City of North Vancouver Mayor Darrell Mussatto is on a mission to rid B.C. of discarded cigarette butts.
His plan? A provincewide five-cent deposit on butts similar to the system used to recycle pop cans.
Smokers would pay an extra nickel per cigarette, which would be returned when they bring the butts back to a depot.
“In the City of North Vancouver, 87,000 cigarettes are smoked a day,” Mussatto said. “In British Columbia, over 6 million cigarettes are smoked a day and people don’t smoke in homes anymore. They don’t use ashtrays. They smoke outdoors and they use the ground as their ashtray.”
Council members backed the idea unanimously and Mussatto will lobby the Union of BC Municipalities for support at a meeting in September.
“I think it would encourage people who don’t even smoke to actually pick them up,” Mussatto said. “They could go and collect them and take them back for the deposit as well. So you’d find very quickly that there wouldn’t be any cigarette butts on the streets.”

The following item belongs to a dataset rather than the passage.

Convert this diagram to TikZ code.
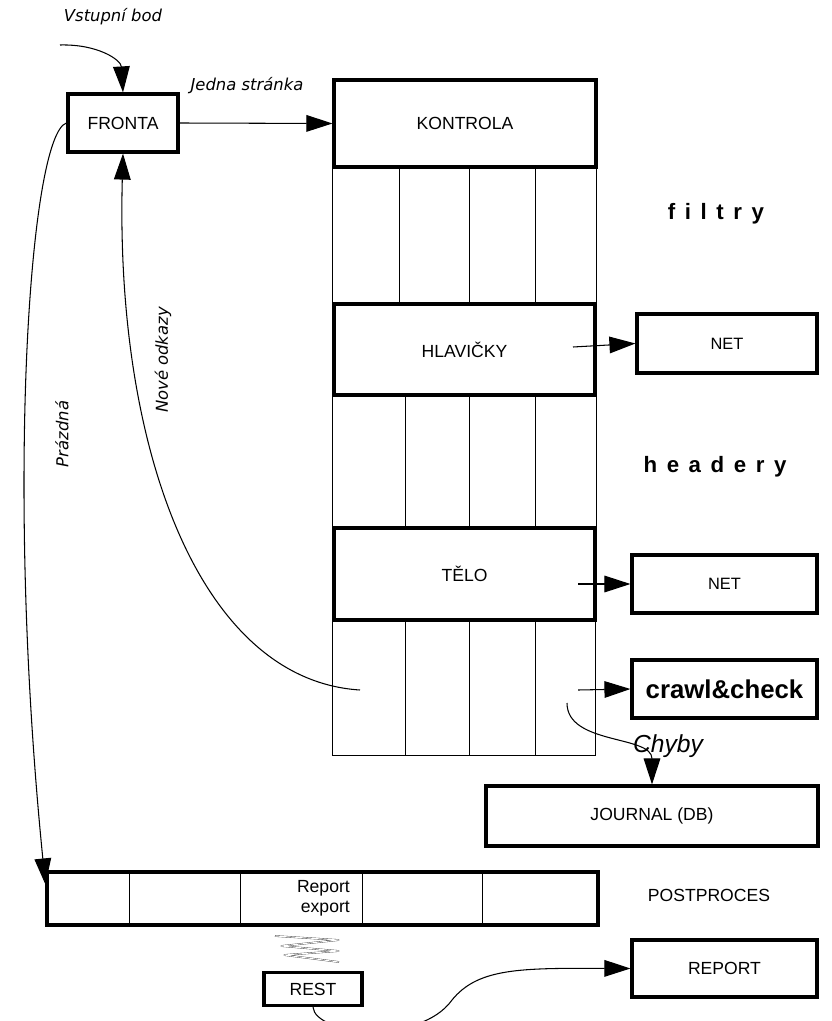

River conservationist Mark Angelo said cigarettes are more than an eyesore.
“Within an hour of hitting the water they can leak toxins — things like arsenic, cadmium and lead,” he said. “They’re a major source of unsightly litter. They get consumed by birds. It is a very problematic and significant issue.”
Ultimately the cash-for-butts program would need to be legislated by the province.
Mussatto said cigarette butts make up 46 per cent of the litter on the streets and it’s time to make North Vancouver — and all of B.C. — both greener and cleaner.